◆ Task description
State how many lines hold the word "this", with no other words.

* Start *

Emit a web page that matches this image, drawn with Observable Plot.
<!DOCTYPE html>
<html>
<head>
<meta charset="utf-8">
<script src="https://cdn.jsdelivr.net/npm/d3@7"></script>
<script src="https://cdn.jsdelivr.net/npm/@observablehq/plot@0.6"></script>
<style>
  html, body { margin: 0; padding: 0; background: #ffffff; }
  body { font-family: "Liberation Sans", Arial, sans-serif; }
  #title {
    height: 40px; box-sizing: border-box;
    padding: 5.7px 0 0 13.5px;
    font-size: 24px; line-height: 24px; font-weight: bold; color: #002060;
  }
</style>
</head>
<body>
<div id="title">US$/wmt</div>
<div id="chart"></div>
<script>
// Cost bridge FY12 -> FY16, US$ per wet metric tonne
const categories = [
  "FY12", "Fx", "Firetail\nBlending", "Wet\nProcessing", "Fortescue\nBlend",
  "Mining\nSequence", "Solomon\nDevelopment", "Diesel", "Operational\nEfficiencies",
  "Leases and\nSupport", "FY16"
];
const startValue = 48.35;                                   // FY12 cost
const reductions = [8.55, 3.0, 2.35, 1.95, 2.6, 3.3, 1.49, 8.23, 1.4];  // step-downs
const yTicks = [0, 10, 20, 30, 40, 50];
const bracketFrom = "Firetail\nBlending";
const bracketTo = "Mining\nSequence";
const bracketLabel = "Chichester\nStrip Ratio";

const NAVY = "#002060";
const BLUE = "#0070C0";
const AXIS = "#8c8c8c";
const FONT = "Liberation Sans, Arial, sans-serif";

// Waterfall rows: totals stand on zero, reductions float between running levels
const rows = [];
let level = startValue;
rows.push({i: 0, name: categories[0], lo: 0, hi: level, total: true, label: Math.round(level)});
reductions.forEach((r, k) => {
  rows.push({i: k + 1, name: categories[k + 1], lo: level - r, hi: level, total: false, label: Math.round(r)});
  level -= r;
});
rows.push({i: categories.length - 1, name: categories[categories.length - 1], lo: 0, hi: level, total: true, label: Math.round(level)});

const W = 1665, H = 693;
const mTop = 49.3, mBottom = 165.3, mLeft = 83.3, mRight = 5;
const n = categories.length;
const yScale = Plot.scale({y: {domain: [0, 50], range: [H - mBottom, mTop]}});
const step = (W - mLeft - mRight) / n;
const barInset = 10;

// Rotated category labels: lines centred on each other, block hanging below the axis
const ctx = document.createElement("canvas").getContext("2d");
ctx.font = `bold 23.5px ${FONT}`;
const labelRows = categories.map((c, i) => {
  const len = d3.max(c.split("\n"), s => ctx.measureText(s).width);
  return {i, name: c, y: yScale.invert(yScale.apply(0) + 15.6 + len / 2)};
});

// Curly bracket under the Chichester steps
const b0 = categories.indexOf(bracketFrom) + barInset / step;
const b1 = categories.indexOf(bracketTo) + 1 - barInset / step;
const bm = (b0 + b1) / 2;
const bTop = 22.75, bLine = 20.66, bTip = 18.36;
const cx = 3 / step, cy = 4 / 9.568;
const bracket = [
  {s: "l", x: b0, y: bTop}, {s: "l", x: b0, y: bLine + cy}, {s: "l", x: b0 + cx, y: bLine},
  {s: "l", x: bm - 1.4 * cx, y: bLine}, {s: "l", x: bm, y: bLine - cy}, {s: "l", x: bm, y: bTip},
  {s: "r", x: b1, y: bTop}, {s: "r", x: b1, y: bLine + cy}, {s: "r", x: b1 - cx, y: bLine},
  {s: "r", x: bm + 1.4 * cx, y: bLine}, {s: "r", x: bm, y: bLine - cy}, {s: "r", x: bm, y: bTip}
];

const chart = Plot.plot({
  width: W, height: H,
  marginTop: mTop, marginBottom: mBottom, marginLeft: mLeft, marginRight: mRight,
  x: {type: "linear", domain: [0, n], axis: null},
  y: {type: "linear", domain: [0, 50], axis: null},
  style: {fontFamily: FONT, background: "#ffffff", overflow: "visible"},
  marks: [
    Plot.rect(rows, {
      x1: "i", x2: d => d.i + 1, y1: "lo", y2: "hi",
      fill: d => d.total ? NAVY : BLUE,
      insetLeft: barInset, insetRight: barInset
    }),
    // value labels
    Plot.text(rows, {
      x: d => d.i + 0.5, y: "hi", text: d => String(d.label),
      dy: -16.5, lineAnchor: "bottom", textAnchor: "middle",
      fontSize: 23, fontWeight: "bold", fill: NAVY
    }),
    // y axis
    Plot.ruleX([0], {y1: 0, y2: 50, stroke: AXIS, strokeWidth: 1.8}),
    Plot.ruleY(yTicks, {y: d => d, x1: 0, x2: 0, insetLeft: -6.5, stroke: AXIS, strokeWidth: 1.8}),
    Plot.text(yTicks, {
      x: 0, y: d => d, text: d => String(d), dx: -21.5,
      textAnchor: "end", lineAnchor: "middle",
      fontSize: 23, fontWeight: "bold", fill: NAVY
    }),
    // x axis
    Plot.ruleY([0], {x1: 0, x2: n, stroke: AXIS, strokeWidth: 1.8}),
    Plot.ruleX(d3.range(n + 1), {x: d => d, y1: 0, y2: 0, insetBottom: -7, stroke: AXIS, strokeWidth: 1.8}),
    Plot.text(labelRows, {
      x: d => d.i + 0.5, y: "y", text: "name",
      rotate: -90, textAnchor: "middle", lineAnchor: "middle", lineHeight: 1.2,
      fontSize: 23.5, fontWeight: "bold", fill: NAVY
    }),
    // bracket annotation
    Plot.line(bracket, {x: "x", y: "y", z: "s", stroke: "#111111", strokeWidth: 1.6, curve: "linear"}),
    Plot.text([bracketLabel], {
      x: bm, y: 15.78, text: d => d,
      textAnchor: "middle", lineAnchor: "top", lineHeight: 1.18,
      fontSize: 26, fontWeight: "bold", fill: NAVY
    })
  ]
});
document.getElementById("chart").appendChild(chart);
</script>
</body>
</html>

* End *
* Start *

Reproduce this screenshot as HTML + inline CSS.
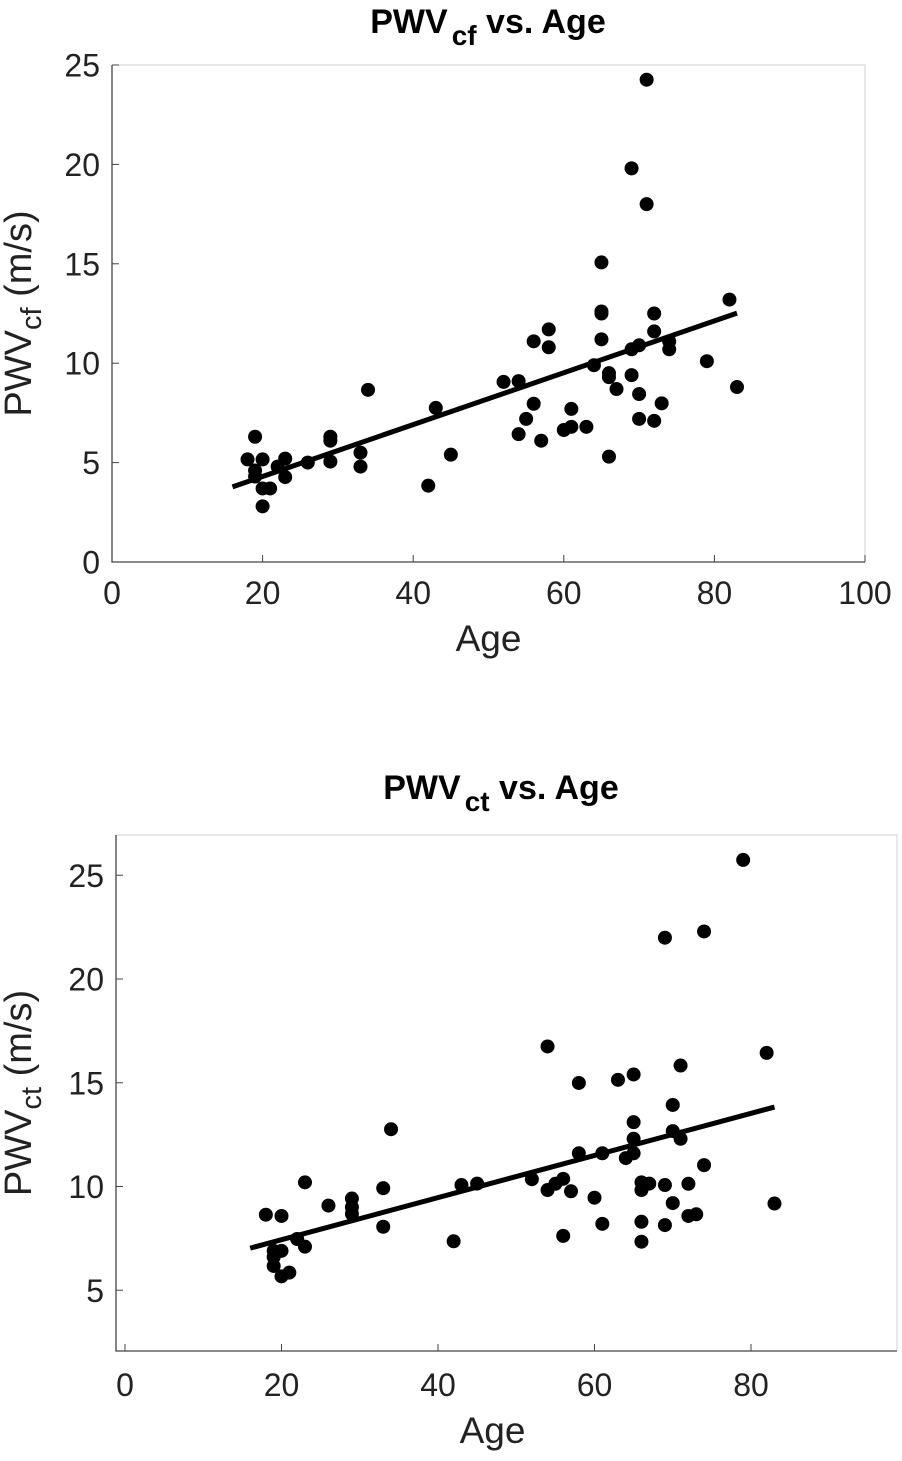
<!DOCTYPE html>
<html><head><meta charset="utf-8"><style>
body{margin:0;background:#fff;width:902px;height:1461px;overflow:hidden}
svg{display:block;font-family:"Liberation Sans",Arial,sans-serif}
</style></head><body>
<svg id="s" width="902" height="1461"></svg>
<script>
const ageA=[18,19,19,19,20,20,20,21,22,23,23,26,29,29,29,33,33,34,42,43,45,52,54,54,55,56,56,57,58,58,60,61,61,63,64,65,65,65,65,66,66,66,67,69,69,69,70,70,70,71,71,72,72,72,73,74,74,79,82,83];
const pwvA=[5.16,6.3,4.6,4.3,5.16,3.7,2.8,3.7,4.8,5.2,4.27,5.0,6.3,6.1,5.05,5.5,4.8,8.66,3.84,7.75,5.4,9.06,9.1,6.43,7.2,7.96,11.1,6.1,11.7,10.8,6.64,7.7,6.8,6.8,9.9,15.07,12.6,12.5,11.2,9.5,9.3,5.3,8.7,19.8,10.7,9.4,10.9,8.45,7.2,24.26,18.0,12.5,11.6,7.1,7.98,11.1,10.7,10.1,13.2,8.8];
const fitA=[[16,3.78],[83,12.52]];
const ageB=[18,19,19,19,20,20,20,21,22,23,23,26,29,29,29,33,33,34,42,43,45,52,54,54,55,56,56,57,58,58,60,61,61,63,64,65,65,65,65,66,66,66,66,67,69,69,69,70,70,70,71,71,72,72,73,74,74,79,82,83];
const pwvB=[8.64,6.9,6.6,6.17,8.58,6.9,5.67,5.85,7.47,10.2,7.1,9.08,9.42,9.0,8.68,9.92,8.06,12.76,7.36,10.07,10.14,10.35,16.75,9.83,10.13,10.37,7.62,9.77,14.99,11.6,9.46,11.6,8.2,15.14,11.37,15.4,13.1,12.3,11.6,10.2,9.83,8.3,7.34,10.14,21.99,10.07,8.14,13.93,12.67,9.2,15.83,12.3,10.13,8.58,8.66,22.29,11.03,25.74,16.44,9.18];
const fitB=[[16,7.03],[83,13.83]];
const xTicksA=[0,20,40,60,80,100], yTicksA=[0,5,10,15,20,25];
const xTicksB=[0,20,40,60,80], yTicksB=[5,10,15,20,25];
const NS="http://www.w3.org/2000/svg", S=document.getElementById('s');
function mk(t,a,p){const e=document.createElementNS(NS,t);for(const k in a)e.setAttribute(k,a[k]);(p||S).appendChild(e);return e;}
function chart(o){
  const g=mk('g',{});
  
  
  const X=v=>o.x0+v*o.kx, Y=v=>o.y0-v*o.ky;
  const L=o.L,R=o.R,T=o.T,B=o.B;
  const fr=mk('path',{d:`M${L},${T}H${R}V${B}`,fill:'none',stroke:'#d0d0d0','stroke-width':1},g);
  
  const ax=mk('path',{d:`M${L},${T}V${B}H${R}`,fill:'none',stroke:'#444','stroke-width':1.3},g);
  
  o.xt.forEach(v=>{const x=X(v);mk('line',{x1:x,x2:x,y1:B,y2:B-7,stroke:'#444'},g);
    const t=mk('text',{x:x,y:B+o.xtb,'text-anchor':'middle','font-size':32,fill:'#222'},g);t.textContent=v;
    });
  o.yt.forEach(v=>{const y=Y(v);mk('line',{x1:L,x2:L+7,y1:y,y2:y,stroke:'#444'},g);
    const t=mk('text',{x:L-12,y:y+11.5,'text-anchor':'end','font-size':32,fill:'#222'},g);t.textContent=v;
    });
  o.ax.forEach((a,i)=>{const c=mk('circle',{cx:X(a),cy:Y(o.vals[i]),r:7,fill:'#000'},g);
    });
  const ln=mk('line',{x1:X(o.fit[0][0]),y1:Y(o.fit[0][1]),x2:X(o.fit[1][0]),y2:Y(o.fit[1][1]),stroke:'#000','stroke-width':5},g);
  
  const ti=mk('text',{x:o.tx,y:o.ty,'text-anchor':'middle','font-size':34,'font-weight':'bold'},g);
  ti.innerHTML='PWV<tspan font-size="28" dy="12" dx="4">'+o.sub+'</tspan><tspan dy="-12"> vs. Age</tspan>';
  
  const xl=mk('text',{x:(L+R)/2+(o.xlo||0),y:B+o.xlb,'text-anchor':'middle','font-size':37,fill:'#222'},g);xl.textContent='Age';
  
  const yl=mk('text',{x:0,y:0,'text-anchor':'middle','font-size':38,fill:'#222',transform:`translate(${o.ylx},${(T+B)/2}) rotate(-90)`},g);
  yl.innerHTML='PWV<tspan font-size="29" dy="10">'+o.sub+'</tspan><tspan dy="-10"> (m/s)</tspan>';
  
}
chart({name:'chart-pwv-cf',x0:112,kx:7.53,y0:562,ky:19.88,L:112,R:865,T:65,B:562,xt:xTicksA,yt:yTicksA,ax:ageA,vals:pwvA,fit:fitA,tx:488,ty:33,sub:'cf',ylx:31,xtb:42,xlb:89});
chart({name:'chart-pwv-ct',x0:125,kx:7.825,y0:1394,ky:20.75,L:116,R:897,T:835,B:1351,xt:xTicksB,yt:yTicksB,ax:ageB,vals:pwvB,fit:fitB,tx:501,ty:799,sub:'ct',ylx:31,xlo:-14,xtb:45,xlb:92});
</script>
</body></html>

* End *

◆ The solution
2